*Information supplied*:
-- -- --
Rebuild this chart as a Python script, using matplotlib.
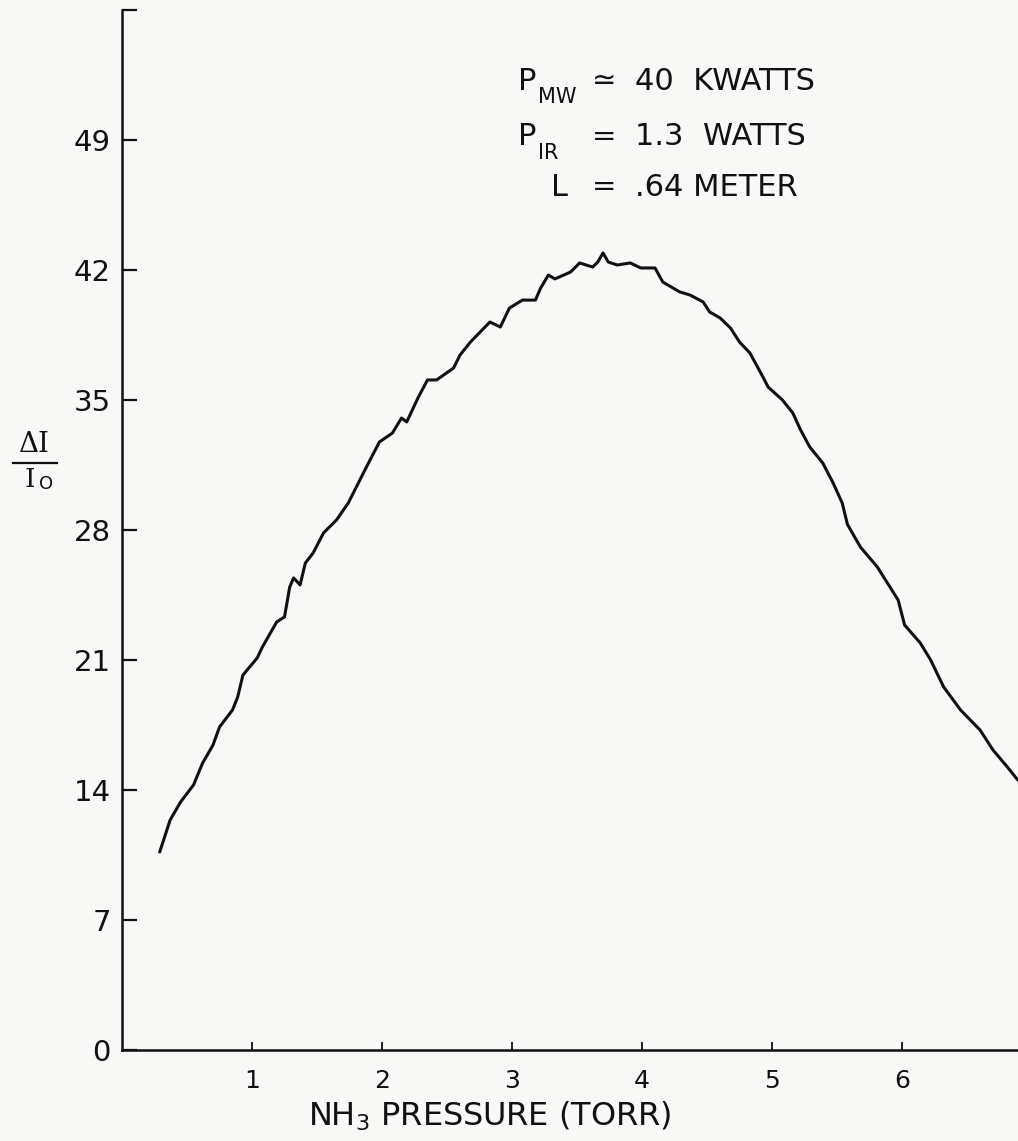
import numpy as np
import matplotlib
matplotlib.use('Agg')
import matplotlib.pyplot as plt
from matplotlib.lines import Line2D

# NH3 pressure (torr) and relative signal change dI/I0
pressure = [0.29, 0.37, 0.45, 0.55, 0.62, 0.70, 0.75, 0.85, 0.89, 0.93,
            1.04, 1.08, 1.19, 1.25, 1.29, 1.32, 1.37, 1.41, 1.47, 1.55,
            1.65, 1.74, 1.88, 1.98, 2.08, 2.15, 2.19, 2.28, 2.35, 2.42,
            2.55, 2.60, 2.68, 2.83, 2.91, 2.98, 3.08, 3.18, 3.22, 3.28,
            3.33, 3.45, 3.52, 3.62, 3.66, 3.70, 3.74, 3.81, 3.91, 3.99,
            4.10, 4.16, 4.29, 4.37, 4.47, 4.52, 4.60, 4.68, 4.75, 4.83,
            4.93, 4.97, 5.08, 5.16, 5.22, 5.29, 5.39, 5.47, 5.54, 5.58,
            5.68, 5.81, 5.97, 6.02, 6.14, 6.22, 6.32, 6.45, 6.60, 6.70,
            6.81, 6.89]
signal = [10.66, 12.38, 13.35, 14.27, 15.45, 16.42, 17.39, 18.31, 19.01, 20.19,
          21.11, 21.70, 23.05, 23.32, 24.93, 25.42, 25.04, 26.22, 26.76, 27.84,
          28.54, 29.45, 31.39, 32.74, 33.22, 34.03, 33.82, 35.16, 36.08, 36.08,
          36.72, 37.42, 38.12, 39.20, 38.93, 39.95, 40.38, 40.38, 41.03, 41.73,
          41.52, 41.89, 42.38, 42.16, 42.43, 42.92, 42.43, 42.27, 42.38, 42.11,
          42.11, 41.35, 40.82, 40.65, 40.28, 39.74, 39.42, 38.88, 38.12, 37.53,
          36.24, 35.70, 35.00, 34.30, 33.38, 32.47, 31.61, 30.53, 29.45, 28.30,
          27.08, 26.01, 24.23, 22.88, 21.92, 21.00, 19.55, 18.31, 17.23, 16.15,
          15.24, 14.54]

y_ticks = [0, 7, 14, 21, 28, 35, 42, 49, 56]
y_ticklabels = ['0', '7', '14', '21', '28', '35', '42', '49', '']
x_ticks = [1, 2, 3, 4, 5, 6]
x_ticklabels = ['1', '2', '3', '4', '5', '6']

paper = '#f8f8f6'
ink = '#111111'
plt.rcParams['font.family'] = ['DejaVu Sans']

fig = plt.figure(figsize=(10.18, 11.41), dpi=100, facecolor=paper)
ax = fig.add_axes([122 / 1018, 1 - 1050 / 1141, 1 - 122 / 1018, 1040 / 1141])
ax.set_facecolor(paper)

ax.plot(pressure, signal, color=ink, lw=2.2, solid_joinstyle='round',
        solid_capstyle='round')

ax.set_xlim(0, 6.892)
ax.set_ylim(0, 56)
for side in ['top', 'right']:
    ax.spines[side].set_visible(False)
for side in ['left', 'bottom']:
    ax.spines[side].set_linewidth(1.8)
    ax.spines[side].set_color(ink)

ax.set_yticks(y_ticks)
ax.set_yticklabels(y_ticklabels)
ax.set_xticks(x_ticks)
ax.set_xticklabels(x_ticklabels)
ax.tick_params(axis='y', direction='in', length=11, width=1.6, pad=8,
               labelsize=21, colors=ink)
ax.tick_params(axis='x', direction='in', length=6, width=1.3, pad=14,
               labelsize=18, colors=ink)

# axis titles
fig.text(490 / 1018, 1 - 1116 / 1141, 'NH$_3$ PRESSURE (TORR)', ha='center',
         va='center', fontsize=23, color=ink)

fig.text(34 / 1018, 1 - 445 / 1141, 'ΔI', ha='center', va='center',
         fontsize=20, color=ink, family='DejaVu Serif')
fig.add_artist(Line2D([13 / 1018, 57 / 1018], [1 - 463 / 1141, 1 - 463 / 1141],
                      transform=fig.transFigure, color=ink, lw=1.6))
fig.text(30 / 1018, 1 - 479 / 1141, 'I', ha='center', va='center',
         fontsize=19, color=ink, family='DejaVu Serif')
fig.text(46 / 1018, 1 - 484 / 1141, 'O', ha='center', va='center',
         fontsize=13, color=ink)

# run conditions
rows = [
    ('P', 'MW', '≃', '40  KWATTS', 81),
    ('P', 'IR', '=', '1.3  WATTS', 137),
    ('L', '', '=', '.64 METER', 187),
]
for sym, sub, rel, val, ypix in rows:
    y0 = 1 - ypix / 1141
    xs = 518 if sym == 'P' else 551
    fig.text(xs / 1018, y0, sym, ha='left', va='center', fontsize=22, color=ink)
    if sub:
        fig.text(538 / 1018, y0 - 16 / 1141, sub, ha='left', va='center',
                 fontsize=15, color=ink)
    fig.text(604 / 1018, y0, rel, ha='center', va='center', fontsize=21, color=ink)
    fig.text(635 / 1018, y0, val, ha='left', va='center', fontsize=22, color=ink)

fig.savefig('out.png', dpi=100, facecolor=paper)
-- -- --
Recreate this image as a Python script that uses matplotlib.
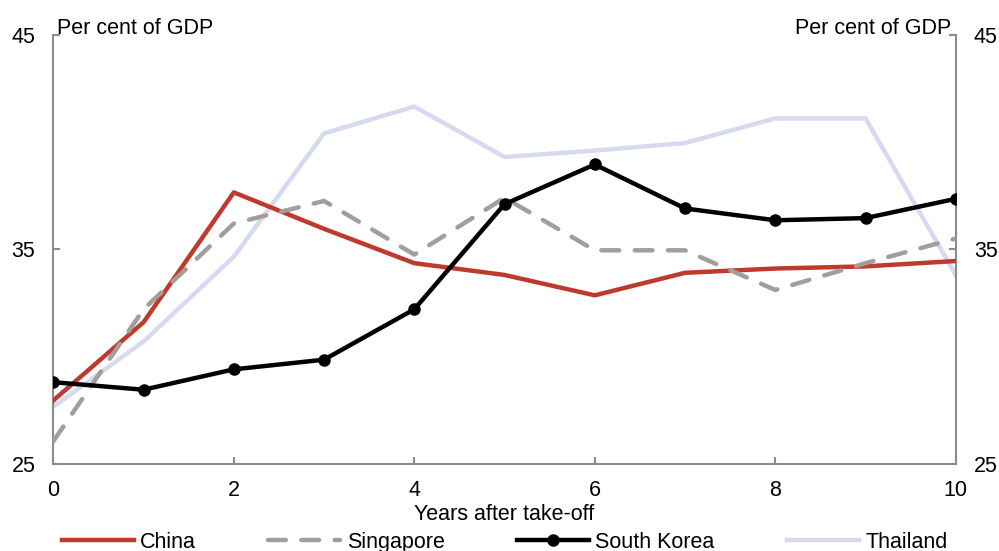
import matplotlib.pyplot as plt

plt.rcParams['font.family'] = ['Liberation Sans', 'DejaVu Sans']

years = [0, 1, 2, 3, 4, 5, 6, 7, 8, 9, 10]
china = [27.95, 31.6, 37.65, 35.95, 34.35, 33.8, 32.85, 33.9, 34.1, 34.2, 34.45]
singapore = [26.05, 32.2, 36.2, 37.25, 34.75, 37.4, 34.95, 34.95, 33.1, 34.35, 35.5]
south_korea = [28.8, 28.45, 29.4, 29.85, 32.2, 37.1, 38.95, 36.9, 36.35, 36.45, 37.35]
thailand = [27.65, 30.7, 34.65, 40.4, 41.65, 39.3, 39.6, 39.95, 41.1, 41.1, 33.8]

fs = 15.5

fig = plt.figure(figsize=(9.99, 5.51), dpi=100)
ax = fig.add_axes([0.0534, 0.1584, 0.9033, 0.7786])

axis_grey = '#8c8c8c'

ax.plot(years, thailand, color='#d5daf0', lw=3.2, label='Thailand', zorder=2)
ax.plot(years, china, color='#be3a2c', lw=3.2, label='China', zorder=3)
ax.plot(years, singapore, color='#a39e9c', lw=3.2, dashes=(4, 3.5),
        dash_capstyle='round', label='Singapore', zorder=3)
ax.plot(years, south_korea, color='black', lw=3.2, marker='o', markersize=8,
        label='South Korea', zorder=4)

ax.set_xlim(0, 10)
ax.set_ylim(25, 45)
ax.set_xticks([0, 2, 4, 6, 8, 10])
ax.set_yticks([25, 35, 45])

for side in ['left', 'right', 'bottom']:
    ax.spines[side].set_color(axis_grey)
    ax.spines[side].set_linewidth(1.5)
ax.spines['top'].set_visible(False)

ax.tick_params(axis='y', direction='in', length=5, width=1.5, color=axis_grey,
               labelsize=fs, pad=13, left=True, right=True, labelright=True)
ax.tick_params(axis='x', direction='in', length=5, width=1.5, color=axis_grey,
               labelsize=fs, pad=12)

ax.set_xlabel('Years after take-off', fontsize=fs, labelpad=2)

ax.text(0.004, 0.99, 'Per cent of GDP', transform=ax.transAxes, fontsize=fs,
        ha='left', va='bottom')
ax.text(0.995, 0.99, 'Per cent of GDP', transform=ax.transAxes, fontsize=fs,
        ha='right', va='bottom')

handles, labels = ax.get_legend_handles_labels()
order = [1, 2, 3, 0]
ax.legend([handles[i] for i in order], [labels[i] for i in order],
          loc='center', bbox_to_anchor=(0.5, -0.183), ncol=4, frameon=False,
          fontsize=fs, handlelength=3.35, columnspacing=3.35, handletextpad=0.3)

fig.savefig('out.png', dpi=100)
-- -- --
*Short task*: Copy the part that starts at the line with "Rebuild this chart" and finishes at the line with "plt.rcParams['font.family'] = ['DejaVu Sans']", both included, and nothing more. Pictures are left out.

*Solution for this exercise*:
Rebuild this chart as a Python script, using matplotlib.
import numpy as np
import matplotlib
matplotlib.use('Agg')
import matplotlib.pyplot as plt
from matplotlib.lines import Line2D

# NH3 pressure (torr) and relative signal change dI/I0
pressure = [0.29, 0.37, 0.45, 0.55, 0.62, 0.70, 0.75, 0.85, 0.89, 0.93,
            1.04, 1.08, 1.19, 1.25, 1.29, 1.32, 1.37, 1.41, 1.47, 1.55,
            1.65, 1.74, 1.88, 1.98, 2.08, 2.15, 2.19, 2.28, 2.35, 2.42,
            2.55, 2.60, 2.68, 2.83, 2.91, 2.98, 3.08, 3.18, 3.22, 3.28,
            3.33, 3.45, 3.52, 3.62, 3.66, 3.70, 3.74, 3.81, 3.91, 3.99,
            4.10, 4.16, 4.29, 4.37, 4.47, 4.52, 4.60, 4.68, 4.75, 4.83,
            4.93, 4.97, 5.08, 5.16, 5.22, 5.29, 5.39, 5.47, 5.54, 5.58,
            5.68, 5.81, 5.97, 6.02, 6.14, 6.22, 6.32, 6.45, 6.60, 6.70,
            6.81, 6.89]
signal = [10.66, 12.38, 13.35, 14.27, 15.45, 16.42, 17.39, 18.31, 19.01, 20.19,
          21.11, 21.70, 23.05, 23.32, 24.93, 25.42, 25.04, 26.22, 26.76, 27.84,
          28.54, 29.45, 31.39, 32.74, 33.22, 34.03, 33.82, 35.16, 36.08, 36.08,
          36.72, 37.42, 38.12, 39.20, 38.93, 39.95, 40.38, 40.38, 41.03, 41.73,
          41.52, 41.89, 42.38, 42.16, 42.43, 42.92, 42.43, 42.27, 42.38, 42.11,
          42.11, 41.35, 40.82, 40.65, 40.28, 39.74, 39.42, 38.88, 38.12, 37.53,
          36.24, 35.70, 35.00, 34.30, 33.38, 32.47, 31.61, 30.53, 29.45, 28.30,
          27.08, 26.01, 24.23, 22.88, 21.92, 21.00, 19.55, 18.31, 17.23, 16.15,
          15.24, 14.54]

y_ticks = [0, 7, 14, 21, 28, 35, 42, 49, 56]
y_ticklabels = ['0', '7', '14', '21', '28', '35', '42', '49', '']
x_ticks = [1, 2, 3, 4, 5, 6]
x_ticklabels = ['1', '2', '3', '4', '5', '6']

paper = '#f8f8f6'
ink = '#111111'
plt.rcParams['font.family'] = ['DejaVu Sans']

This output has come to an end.